= Childress-Howard Motorsports =

Professional sports car racing team

Childress-Howard Motorsports is a professional sports car racing team competing in the Rolex Sports Car Series Daytona Prototype class.

==Howard Motorsports (2002-2007)==
The team campaigned two Daytona Prototypes throughout the season with a third car being added in select races. The No. 2 Citgo-sponsored Pontiac Crawford was driven by Milka Duno and Andy Wallace, while the team's No. 4 BOSS Snowplow Pontiac Crawford was piloted by the pairing of Elliott Forbes-Robinson and Butch Leitzinger. The third car, the No. 20 Citgo Pontiac Crawford, was generally driven by NASCAR driver Tony Stewart.

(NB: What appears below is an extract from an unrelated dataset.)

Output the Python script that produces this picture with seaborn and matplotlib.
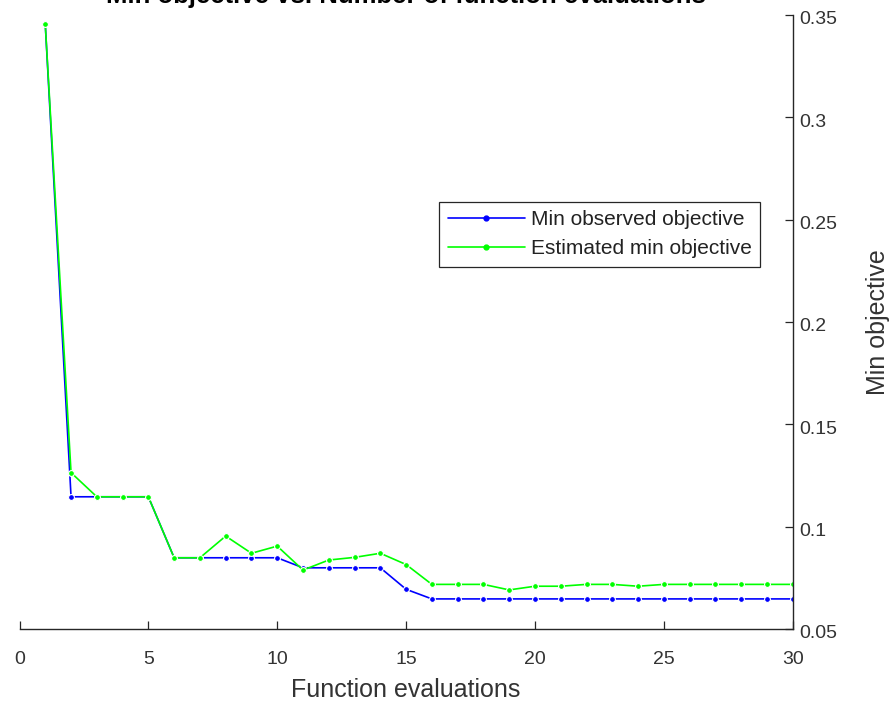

==Childress-Howard Motorsports (2008-)==
It was later announced in early 2007 that the team had partnered with NASCAR team Richard Childress Racing and will be called Childress-Howard Motorsports. The team ran a limited schedule in 2008 in preparation for a possible full season in 2009 and Wallace will be the full-time driver for the team. The only race that the team ran in 2008 was the Crown Royal 200 at Watkins Glen International with the next generation #4 AT&T Pontiac Crawford with Wallace and Andy Lally driving. The team started the race 13th and finished 19th out of the 20 cars entered.

Wallace will continue for the 2009 Rolex Sports Car Series season, and will be joined by Rob Finlay as full-time drivers of the #2 Crawford-Pontiac. At the Rolex 24 at Daytona, they will be joined by Childress' #07 NASCAR driver Casey Mears and IndyCar Series driver Danica Patrick.

The team receives factory backing from chassis constructor Crawford Composites.